略歴:第75代天皇。74代鳥羽天皇と待賢門院璋子の子。72代白河天皇(鳥羽天皇の祖父)に7歳のときから育てられ成人を待って寵愛を受けた待賢門院は鳥羽天皇に与えられた後すぐ崇徳院を生んだため、鳥羽天皇は崇徳院のことを”叔父子”(自分の祖父の子=叔父でありながら自分の子供である)と呼んだ。5歳で天皇となった崇徳院だが、鳥羽上皇に疎んじられ、まもなく異母弟の近衛天皇に譲位させられる。近衛天皇の死去後復権を願うが、実弟の後白河天皇が即位したため保元の乱を起こす。保元の乱に敗れた崇徳院は讃岐の国に流され、配流8年後の46歳のとき崩御した。

怨霊伝説:崇徳院は最初の3年ほどは菩提のために写したお経を都へ送ったが、後白河天皇は呪詛が込められているのではと疑い、これを送り返した。怒った崇徳院は都を呪詛しながら死んだとされる。鎮魂のため御陵近くに白峯寺が建立された。崇徳の「徳」には怨霊封じの意味があり、不遇の死を遂げた場合につけられる字と言われている。源平の壇ノ浦で入水した安徳天皇、佐渡に流された順徳天皇や聖徳太子の「徳」も同じで法隆寺を鎮魂の寺とするのが梅原猛である。天皇家が怨霊を恐れることは近世まで続いており、明治天皇は白峰神宮を京都に建て崇徳院を祀った。また、淡路島に流された淳仁天皇も合祀した。

西行との関係:西行は配流中の崇徳院に歌を贈っている他、死後3年ほどして讃岐の御陵を訪れている。西行が出家したのは待賢門院に恋慕したことが原因という説がある。
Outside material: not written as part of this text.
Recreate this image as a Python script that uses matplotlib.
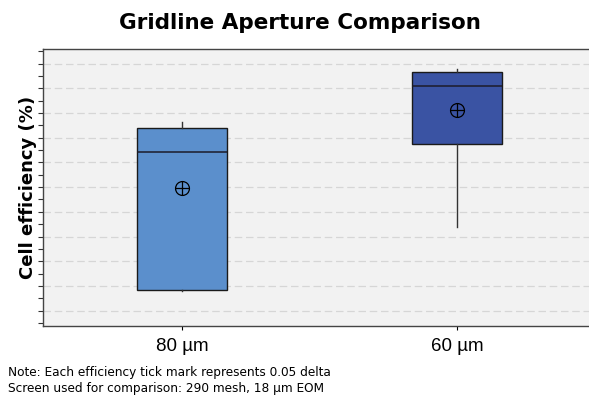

歌:瀬を早み岩にせかるる滝川のわれても末にあはむとぞ思ふ

落語”崇徳院”のあらすじ:ゆきずりに出会った娘から崇徳院の歌の上の句をもらった若旦那が下の句の意味を知り、恋煩いにかかってしまう。娘探しを引き受けた熊五郎は唯一の手がかりである歌の上の句を大声で叫びながら大阪中を探す。娘の方も恋煩いをし代理の男に若旦那探しを頼んでいたのに出会った熊五郎は大興奮しもみあいとなり、はずみで床屋の鏡が割れてしまう。床屋の主人に「鏡をどないしてくれる」と言われた熊五郎は「割れてもすえに買わんとぞ思う」

今週の「ちりとてちん」は、破門された”草々”の生い立ちと師匠・兄弟弟子との関係に泣かされた。